A practical view of recommendation rollouts that keep request IDs, exposure logs, artifact versions, and rollback levers in the same decision record.

Recommendation quality is not only a model question. A team can improve an offline metric and still fail in production if the rollout cannot be explained, measured, or reversed.

An auditable rollout keeps four things together:

what was shown to the user
which config, rules, algorithm, and artifact versions produced it
which outcomes were later joined to the exposure
which rollback lever is available if guardrails fail

This is why RecSys treats exposure logging, evaluation, artifact manifests, and operations as one product surface.

The minimum useful record

The useful rollout record is compact. It should include the request ID, tenant, surface, returned item IDs, ranking metadata, config version, rules version, artifact or manifest version, and the evaluation report used for the decision.

Without that record, teams are left reconstructing incidents from partial logs and disconnected notebooks.

Rollback belongs in the plan

Rollback should be defined before traffic moves.
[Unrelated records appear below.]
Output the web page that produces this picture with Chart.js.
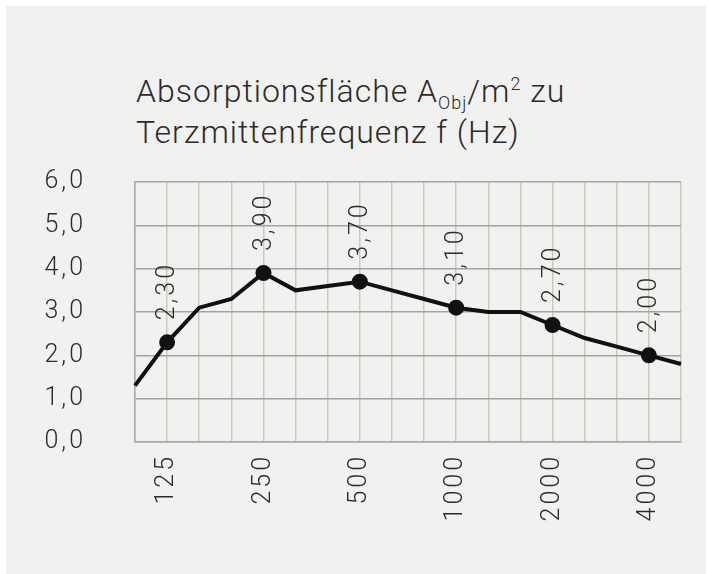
<!DOCTYPE html>
<html>
<head>
<meta charset="utf-8">
<script src="https://cdn.jsdelivr.net/npm/chart.js@4"></script>
<style>
  html, body { margin: 0; padding: 0; background: #fff; }
  #wrap { position: absolute; left: 6px; top: 6px; right: 3px; bottom: 0; background: #f1f1f0; }
  #title { position: absolute; left: 136px; top: 71px; font-family: Roboto, sans-serif; font-size: 32px;
           line-height: 41px; color: #2b2b2b; font-weight: 300; letter-spacing: 1px; }
  #title sub { font-size: 18px; vertical-align: -7px; line-height: 0; }
  #title sup { font-size: 18px; vertical-align: 12px; line-height: 0; }
  canvas { position: absolute; left: 0; top: 0; }
</style>
</head>
<body>
<div id="wrap"></div>
<div id="title">Absorptionsfläche A<sub>Obj</sub>/m<sup>2</sup> zu<br>Terzmittenfrequenz f (Hz)</div>
<canvas id="myChart" width="709" height="574"></canvas>
<script>
// Terzmittenfrequenzen
var freqs = ['100', '125', '160', '200', '250', '315', '400', '500', '630', '800',
             '1000', '1250', '1600', '2000', '2500', '3150', '4000', '5000']
var absorption = [1.3, 2.3, 3.1, 3.3, 3.9, 3.5, 3.6, 3.7, 3.5, 3.3,
                  3.1, 3.0, 3.0, 2.7, 2.4, 2.2, 2.0, 1.8]
var shownTicks = ['125', '250', '500', '1000', '2000', '4000']

function komma(v, d) {
    return v.toFixed(d).replace('.', ',')
}

// DIN-artige Laufweite
var spacing = {
    id: 'spacing',
    beforeInit: function (chart) { chart.ctx.letterSpacing = '3px' },
    beforeDraw: function (chart) { chart.ctx.letterSpacing = '3px' }
}

var valueLabels = {
    id: 'valueLabels',
    afterDatasetsDraw: function (chart) {
        var ctx = chart.ctx
        var meta = chart.getDatasetMeta(0)
        ctx.save()
        ctx.fillStyle = '#2b2b2b'
        ctx.font = '300 25px Roboto'
        ctx.letterSpacing = '3px'
        ctx.textAlign = 'left'
        ctx.textBaseline = 'middle'
        for (var i = 0; i < freqs.length; i++) {
            if (shownTicks.indexOf(freqs[i]) < 0) continue
            var p = meta.data[i]
            ctx.save()
            ctx.translate(p.x + 1, p.y - 22)
            ctx.rotate(-Math.PI / 2)
            ctx.fillText(komma(absorption[i], 2), 0, 0)
            ctx.restore()
        }
        ctx.restore()
    }
}

const data = {
    labels: freqs,
    datasets: [{
        data: absorption,
        borderColor: '#111',
        backgroundColor: '#111',
        borderWidth: 4,
        tension: 0,
        pointRadius: freqs.map(function (f) { return shownTicks.indexOf(f) >= 0 ? 6 : 0 }),
        pointHoverRadius: 0,
        clip: false
    }]
}

const config = {
    type: 'line',
    data: data,
    options: {
        responsive: false,
        animation: false,
        events: [],
        layout: { padding: { top: 182, right: 28, left: 0, bottom: 0 } },
        plugins: { legend: { display: false }, tooltip: { enabled: false } },
        scales: {
            x: {
                offset: false,
                afterFit: function (s) {
                    s.height = 132
                    s.paddingLeft = 0
                    s.paddingRight = 0
                },
                grid: { color: '#cdc9bd', lineWidth: 1.5, drawTicks: false },
                border: { color: '#a9a9a9', width: 1.5 },
                ticks: {
                    autoSkip: false,
                    maxRotation: 90,
                    minRotation: 90,
                    padding: 12,
                    color: '#2b2b2b',
                    font: { family: 'Roboto', size: 25, weight: '300' },
                    callback: function (v, i) {
                        return shownTicks.indexOf(freqs[i]) >= 0 ? freqs[i] : ''
                    }
                }
            },
            y: {
                min: 0,
                max: 6,
                afterFit: function (s) {
                    s.width = 135
                    s.paddingTop = 0
                    s.paddingBottom = 0
                },
                grid: { color: '#a3a3a3', lineWidth: 1.5, drawTicks: false },
                border: { color: '#a9a9a9', width: 1.5 },
                ticks: {
                    stepSize: 1,
                    padding: 49,
                    color: '#2b2b2b',
                    font: { family: 'Roboto', size: 25, weight: '300' },
                    callback: function (v) { return komma(v, 1) }
                }
            }
        }
    },
    plugins: [spacing, valueLabels]
}

const myChart = new Chart(document.getElementById('myChart'), config)
</script>
</body>
</html>
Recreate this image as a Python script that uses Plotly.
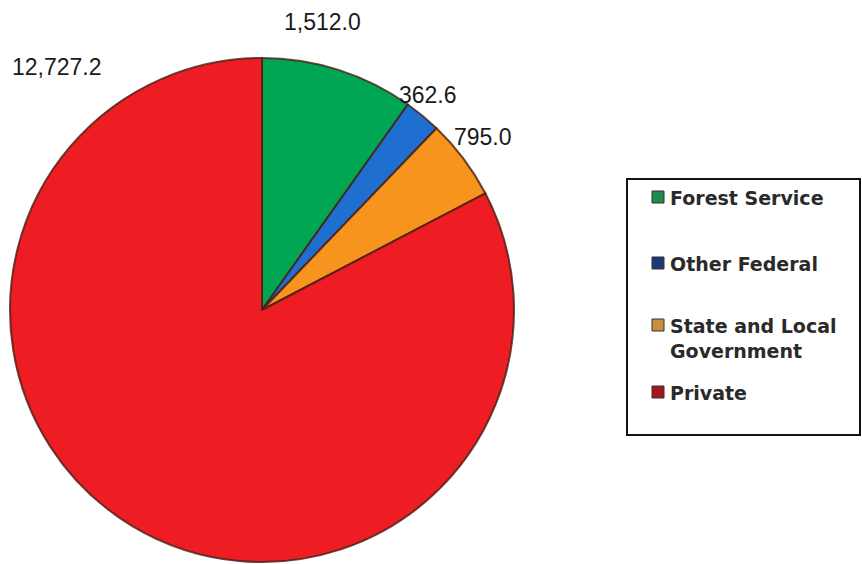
import plotly.graph_objects as go

# Ownership categories and their values
categories = ["Forest Service", "Other Federal", "State and Local Government", "Private"]
legend_labels = ["Forest Service", "Other Federal", "State and Local<br>Government", "Private"]
values = [1512.0, 362.6, 795.0, 12727.2]

slice_colors = ["#00a651", "#1f6fd1", "#f7941d", "#ee1d23"]
swatch_colors = ["#1f8b4c", "#1b3a78", "#c8903c", "#a3181c"]

W, H = 862, 564


def px(x):
    return x / W


def py(y):
    return 1 - y / H


fig = go.Figure(
    go.Pie(
        labels=categories,
        values=values,
        sort=False,
        direction="clockwise",
        rotation=0,
        textinfo="none",
        hoverinfo="label+value",
        showlegend=False,
        marker=dict(colors=slice_colors, line=dict(color="rgba(70,30,20,0.8)", width=2)),
        domain=dict(x=[px(10), px(514)], y=[py(562), py(58)]),
    )
)

# Value labels around the pie
label_pos = [(322, 22), (428, 95), (483, 137), (57, 67)]
annotations = []
for v, (lx, ly) in zip(values, label_pos):
    annotations.append(
        dict(
            x=px(lx), y=py(ly), xref="paper", yref="paper",
            text=f"{v:,.1f}", showarrow=False,
            xanchor="center", yanchor="middle",
            font=dict(family="Liberation Sans, Arial, sans-serif", size=23, color="#1a1a1a"),
        )
    )

# Legend box with swatches and labels
shapes = [
    dict(type="rect", xref="paper", yref="paper",
         x0=px(627), x1=px(860), y0=py(435), y1=py(179),
         line=dict(color="#111111", width=2), fillcolor="rgba(0,0,0,0)")
]
legend_rows = [197, 263, 325, 392]
for lab, col, ry in zip(legend_labels, swatch_colors, legend_rows):
    shapes.append(
        dict(type="rect", xref="paper", yref="paper",
             x0=px(652), x1=px(664), y0=py(ry + 6), y1=py(ry - 6),
             line=dict(color="#333333", width=1), fillcolor=col)
    )
    annotations.append(
        dict(
            x=px(668), y=py(ry - 12), xref="paper", yref="paper",
            text=f"<b>{lab}</b>", showarrow=False,
            xanchor="left", yanchor="top", align="left",
            font=dict(family="DejaVu Sans, sans-serif", size=19, color="#2a2a2a"),
        )
    )

fig.update_layout(
    width=W, height=H,
    margin=dict(l=0, r=0, t=0, b=0),
    paper_bgcolor="white",
    plot_bgcolor="white",
    shapes=shapes,
    annotations=annotations,
)

fig.write_html("out.html")
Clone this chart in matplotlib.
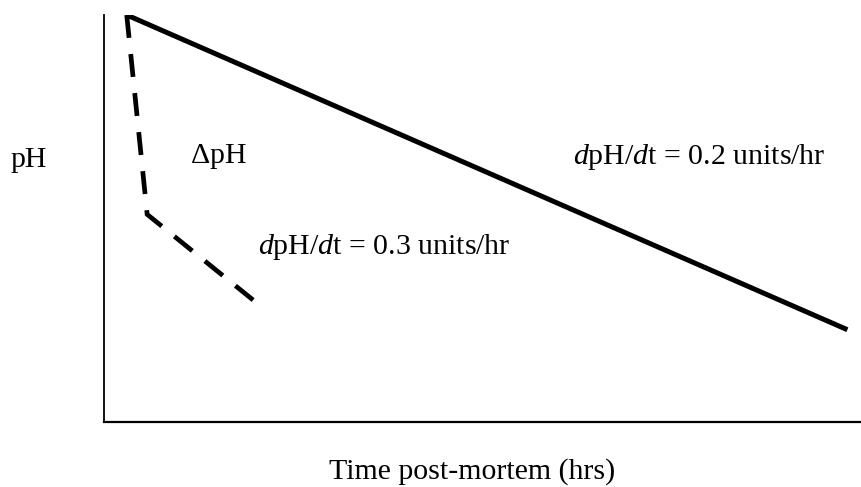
import numpy as np
import matplotlib
matplotlib.use("Agg")
import matplotlib.pyplot as plt

plt.rcParams['font.family'] = ['Liberation Serif', 'DejaVu Serif']
plt.rcParams['mathtext.fontset'] = 'custom'
plt.rcParams['mathtext.rm'] = 'Liberation Serif'
plt.rcParams['mathtext.it'] = 'Liberation Serif:italic'

# schematic values (hours, pH)
slow_t = [0.30, 9.82]
slow_ph = [7.0, 5.09]
fast_t = [0.30, 0.57, 1.97]
fast_ph = [7.0, 5.79, 5.27]

fig = plt.figure(figsize=(8.61, 4.87), dpi=100)
ax = fig.add_axes([0.1208, 0.1335, 0.8792, 0.8357])

ax.plot(slow_t, slow_ph, color='black', lw=3.6, solid_capstyle='butt')
ax.plot(fast_t, fast_ph, color='black', lw=3.4, ls=(0, (4.87, 3.44)),
        dash_capstyle='butt', dash_joinstyle='miter')

ax.set_xlim(0, 10)
ax.set_ylim(4.53, 7.0)
ax.set_xticks([])
ax.set_yticks([])
ax.spines['top'].set_visible(False)
ax.spines['right'].set_visible(False)
ax.spines['left'].set_linewidth(1.3)
ax.spines['bottom'].set_linewidth(1.6)

fs = 21.5
ax.text(1.14, 6.14, r'$\Delta$pH', fontsize=fs, va='center', ha='left')
ax.text(6.20, 6.14, r'$\mathit{d}$pH/$\mathit{d}$t = 0.2 units/hr', fontsize=fs,
        va='center', ha='left')
ax.text(2.03, 5.59, r'$\mathit{d}$pH/$\mathit{d}$t = 0.3 units/hr', fontsize=fs,
        va='center', ha='left')

fig.text(10/861, 1 - 160/487, 'pH', fontsize=fs, va='center', ha='left')
fig.text(472/861, 1 - 472/487, 'Time post-mortem (hrs)', fontsize=fs,
         va='center', ha='center')

fig.savefig('out.png', dpi=100)
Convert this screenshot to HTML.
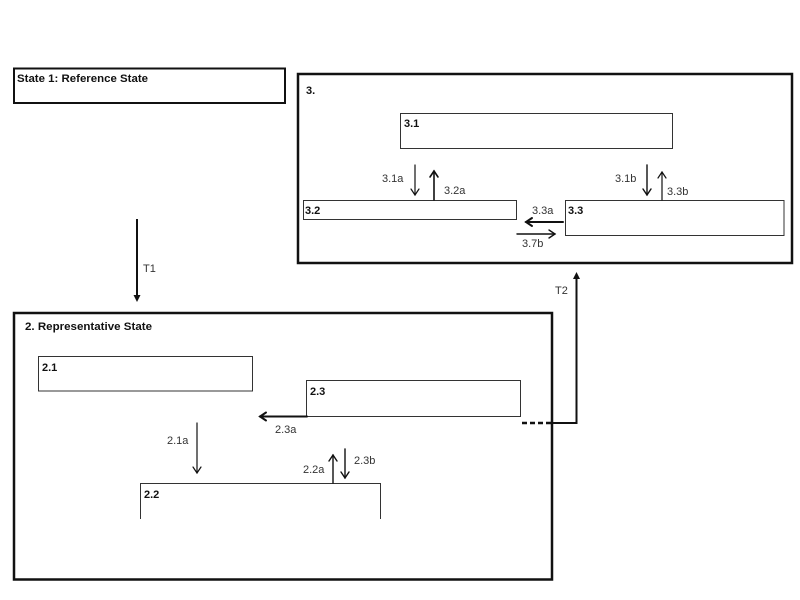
<!DOCTYPE html>
<html>
<head>
<meta charset="utf-8">
<style>
  html,body{margin:0;padding:0;background:#fff;}
  svg{display:block;}
  .b{font-family:"Liberation Sans",sans-serif;font-weight:bold;font-size:11px;fill:#111;}
  .r{font-family:"Liberation Sans",sans-serif;font-size:11px;fill:#333;}
</style>
</head>
<body>
<svg width="800" height="600" viewBox="0 0 800 600" xmlns="http://www.w3.org/2000/svg">
  <rect x="0" y="0" width="800" height="600" fill="#fff"/>

  <!-- State 1 -->
  <rect x="14" y="68.5" width="271" height="34.5" fill="none" stroke="#111" stroke-width="2"/>
  <text class="b" x="17" y="82" textLength="131" lengthAdjust="spacingAndGlyphs">State 1: Reference State</text>

  <!-- Box 3 -->
  <rect x="298" y="74" width="494" height="189" fill="none" stroke="#111" stroke-width="2.5"/>
  <text class="b" x="306" y="94">3.</text>
  <rect x="400.5" y="113.5" width="272" height="35" fill="none" stroke="#333" stroke-width="1"/>
  <text class="b" x="404" y="127">3.1</text>
  <rect x="303.5" y="200.5" width="213" height="19" fill="none" stroke="#333" stroke-width="1"/>
  <text class="b" x="305" y="214">3.2</text>
  <rect x="565.5" y="200.5" width="218.5" height="35" fill="none" stroke="#333" stroke-width="1"/>
  <text class="b" x="568" y="214">3.3</text>

  <g stroke="#111" fill="none" stroke-linecap="round">
    <!-- 3.1a down -->
    <line x1="415" y1="165" x2="415" y2="195" stroke-width="1.2"/>
    <polyline points="411,189 415,195 419,189" stroke-width="1.2"/>
    <!-- 3.2a up -->
    <line x1="434" y1="200" x2="434" y2="171" stroke-width="1.6"/>
    <polyline points="430,177 434,171 438,177" stroke-width="1.6"/>
    <!-- 3.1b down -->
    <line x1="647" y1="165" x2="647" y2="195" stroke-width="1.4"/>
    <polyline points="643,189 647,195 651,189" stroke-width="1.4"/>
    <!-- 3.3b up -->
    <line x1="662" y1="200" x2="662" y2="172" stroke-width="1.2"/>
    <polyline points="658,178 662,172 666,178" stroke-width="1.2"/>
    <!-- 3.3a left -->
    <line x1="563" y1="222" x2="526" y2="222" stroke-width="2"/>
    <polyline points="532,218 526,222 532,226" stroke-width="2"/>
    <!-- 3.7b right -->
    <line x1="517" y1="234" x2="555" y2="234" stroke-width="1.4"/>
    <polyline points="549,230 555,234 549,238" stroke-width="1.4"/>
  </g>
  <text class="r" x="382" y="182">3.1a</text>
  <text class="r" x="444" y="194">3.2a</text>
  <text class="r" x="615" y="182">3.1b</text>
  <text class="r" x="667" y="195">3.3b</text>
  <text class="r" x="532" y="214">3.3a</text>
  <text class="r" x="522" y="247">3.7b</text>

  <!-- T1 -->
  <g stroke="#111" fill="none">
    <line x1="137" y1="219" x2="137" y2="299" stroke-width="2"/>
  </g>
  <polygon points="133.5,295 140.5,295 137,302" fill="#111"/>
  <text class="r" x="143" y="272">T1</text>

  <!-- Box 2 -->
  <rect x="14" y="313" width="538" height="266.5" fill="none" stroke="#111" stroke-width="2.5"/>
  <text class="b" x="25" y="330" textLength="127" lengthAdjust="spacingAndGlyphs">2. Representative State</text>
  <rect x="38.5" y="356.5" width="214" height="34.5" fill="none" stroke="#333" stroke-width="1"/>
  <text class="b" x="42" y="371">2.1</text>
  <rect x="306.5" y="380.5" width="214" height="36" fill="none" stroke="#333" stroke-width="1"/>
  <text class="b" x="310" y="395">2.3</text>
  <polyline points="140.5,519 140.5,483.5 380.5,483.5 380.5,519" fill="none" stroke="#333" stroke-width="1"/>
  <text class="b" x="144" y="498">2.2</text>

  <g stroke="#111" fill="none" stroke-linecap="round">
    <!-- 2.1a down -->
    <line x1="197" y1="423" x2="197" y2="473" stroke-width="1.2"/>
    <polyline points="193,467 197,473 201,467" stroke-width="1.2"/>
    <!-- 2.3a left -->
    <line x1="307" y1="416.5" x2="260" y2="416.5" stroke-width="2"/>
    <polyline points="266,412.5 260,416.5 266,420.5" stroke-width="2"/>
    <!-- 2.2a up -->
    <line x1="333" y1="483" x2="333" y2="455" stroke-width="1.4"/>
    <polyline points="329,461 333,455 337,461" stroke-width="1.4"/>
    <!-- 2.3b down -->
    <line x1="345" y1="449" x2="345" y2="478" stroke-width="1.4"/>
    <polyline points="341,472 345,478 349,472" stroke-width="1.4"/>
  </g>
  <text class="r" x="167" y="444">2.1a</text>
  <text class="r" x="275" y="433">2.3a</text>
  <text class="r" x="303" y="473">2.2a</text>
  <text class="r" x="354" y="464">2.3b</text>

  <!-- T2 connector -->
  <line x1="522" y1="423" x2="552" y2="423" stroke="#111" stroke-width="2.5" stroke-dasharray="5,3"/>
  <polyline points="552,423 576.5,423 576.5,276" fill="none" stroke="#111" stroke-width="2"/>
  <polygon points="573,279 580,279 576.5,272" fill="#111"/>
  <text class="r" x="555" y="294">T2</text>
</svg>
</body>
</html>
For RecSys, the main levers are:

reapply a previous tenant config
reapply previous rules
restore a last-known-good artifact manifest
roll back the service release if the binary changed

The right lever depends on what changed. A ranking rule issue should not require a service rollback if the control plane can safely restore the previous rules.

What to check before shipping

Do not ship on a single KPI movement. Check schema validity, join integrity, error rates, latency, empty recommendation rate, warning rate, and the rollback path. If the data cannot be trusted, the correct decision is usually hold, not ship.

That discipline is slower than wishful shipping, but much faster than a confusing production incident.